After all, the same Edenic model and Pauline texts that had historically been levied against women were being reexamined as the Adventist church gradually started to catch up with other denominations and consider ordaining women. And, I visited the South a lot to see family, and I was reminded on every visit that it wasn’t that long ago that most Christians used the Bible in a passionate defense of segregation and slavery before that.

Adventists have a belief in something they term “Present Truth.” It’s the idea that God isn’t done speaking and revealing divine truth. So Adventists actually have more of a model than other conservative denominations in changing course when given new evidence and new paradigms.
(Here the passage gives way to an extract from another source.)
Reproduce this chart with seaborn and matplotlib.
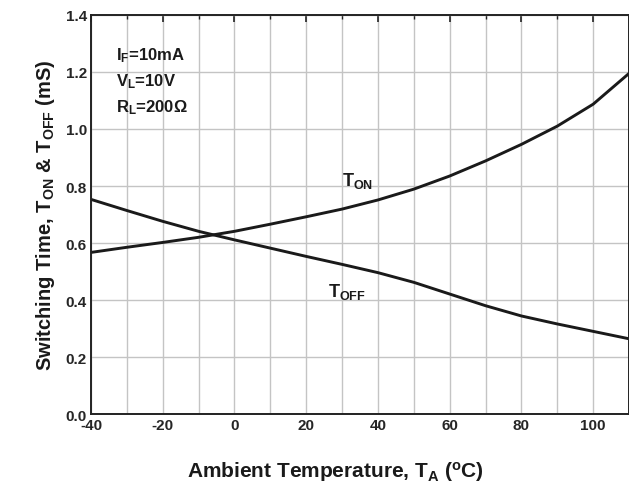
import matplotlib
matplotlib.use("Agg")
import matplotlib.pyplot as plt
import seaborn as sns
import pandas as pd
from matplotlib.ticker import MultipleLocator

temps = [-40, -30, -20, -10, 0, 10, 20, 30, 40, 50, 60, 70, 80, 90, 100, 110]
t_on = [0.567, 0.585, 0.602, 0.620, 0.641, 0.666, 0.692, 0.719, 0.751, 0.789,
        0.835, 0.888, 0.946, 1.010, 1.087, 1.195]
t_off = [0.753, 0.714, 0.676, 0.641, 0.611, 0.582, 0.553, 0.525, 0.496, 0.462,
         0.421, 0.380, 0.344, 0.316, 0.290, 0.264]
x_ticks = [-40, -20, 0, 20, 40, 60, 80, 100]
y_ticks = [0.0, 0.2, 0.4, 0.6, 0.8, 1.0, 1.2, 1.4]

sns.set_style("white")
plt.rcParams["font.family"] = ["Liberation Sans", "DejaVu Sans"]
plt.rcParams["mathtext.fontset"] = "custom"
plt.rcParams["mathtext.rm"] = "Liberation Sans:bold"
plt.rcParams["mathtext.bf"] = "Liberation Sans:bold"
plt.rcParams["mathtext.it"] = "Liberation Sans:bold"

df = pd.DataFrame({"temp": temps, "on": t_on, "off": t_off})

fig = plt.figure(figsize=(6.29, 4.89), dpi=100)
ax = fig.add_axes([0.1447, 0.1513, 0.8553, 0.8160])

sns.lineplot(data=df, x="temp", y="on", ax=ax, color="#1a1a1a", linewidth=2.1)
sns.lineplot(data=df, x="temp", y="off", ax=ax, color="#1a1a1a", linewidth=2.1)

ax.set_xlim(-40, 110)
ax.set_ylim(0, 1.4)
ax.set_xticks(x_ticks)
ax.set_yticks(y_ticks)
ax.xaxis.set_minor_locator(MultipleLocator(10))
ax.set_xticklabels([str(v) for v in x_ticks], fontweight="bold", fontsize=11)
ax.set_yticklabels([f"{v:.1f}" for v in y_ticks], fontweight="bold", fontsize=11)

ax.grid(False)
ax.xaxis.grid(True, which="minor", color="#c4c4c4", linewidth=1.0)
ax.xaxis.grid(True, which="major", color="#c4c4c4", linewidth=1.0)
ax.yaxis.grid(True, which="major", color="#c4c4c4", linewidth=1.0)
ax.set_axisbelow(True)

ax.tick_params(axis="both", which="major", direction="in", length=5, width=1.2,
               color="#222222", top=True, pad=3)
ax.tick_params(axis="x", which="minor", direction="in", length=3, width=1.0,
               color="#222222", top=True)
for s in ax.spines.values():
    s.set_color("#222222")
    s.set_linewidth(1.4)

ax.set_xlabel(r"Ambient Temperature, T$_{\mathbf{A}}$ ($^{\mathbf{o}}$C)",
              fontsize=15, fontweight="bold", color="#1a1a1a")
ax.xaxis.set_label_coords(0.4535, -0.112)
ax.set_ylabel(r"Switching Time, T$_{\mathbf{ON}}$ & T$_{\mathbf{OFF}}$ (mS)",
              fontsize=14.5, fontweight="bold", labelpad=6, color="#1a1a1a")

ax.text(-33.1, 1.246, r"I$_{\mathbf{F}}$=10mA", fontsize=12, fontweight="bold",
        va="baseline", ha="left", color="#1a1a1a")
ax.text(-33.1, 1.152, r"V$_{\mathbf{L}}$=10V", fontsize=12, fontweight="bold",
        va="baseline", ha="left", color="#1a1a1a")
ax.text(-33.1, 1.061, r"R$_{\mathbf{L}}$=200Ω", fontsize=12, fontweight="bold",
        va="baseline", ha="left", color="#1a1a1a")

ax.text(30.0, 0.804, r"T$_{\mathbf{ON}}$", fontsize=13, fontweight="bold",
        va="baseline", ha="left", color="#1a1a1a")
ax.text(26.0, 0.414, r"T$_{\mathbf{OFF}}$", fontsize=13, fontweight="bold",
        va="baseline", ha="left", color="#1a1a1a")

fig.savefig("out.png", dpi=100)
That’s what happened to me.

But beyond theological debates, which I realize are far from over as really good, earnest Adventists from a variety of perspectives start to actually engage in this important conversation, I wanted to engage in my denomination to prompt some serious reflection on how we treat each other when we have a disagreement. Surely the status quo of rejection, marginalization, not to mention the staggeringly high number of LGBT Christian youth who attempt suicide was telling us a change was needed. Something was deeply broken.

Oh, and, not insignificantly, I was eight months pregnant with our daughter in November of 2008 when Prop 8 passed, and my husband and I were wondering if she was going to grow up to be a sixth-generation Adventist. Could we raise her in a church that marginalized our good friends, relegating them to roles that kept their backs turned to the congregation? The answer was no, so the next step was wondering if we could help spark a consciousness shift.

The vast majority of Adventists we knew weren’t homophobic, even if they were theological traditionalists.

But they didn’t realize how people on the margins were being treated because it just wasn’t talked about, and certainly not in an authentic way. I knew my church could do better if they knew the harm being done in their name to our LGBT members.

So we set out to tell stories, stories like the ones that had first opened our eyes and hearts.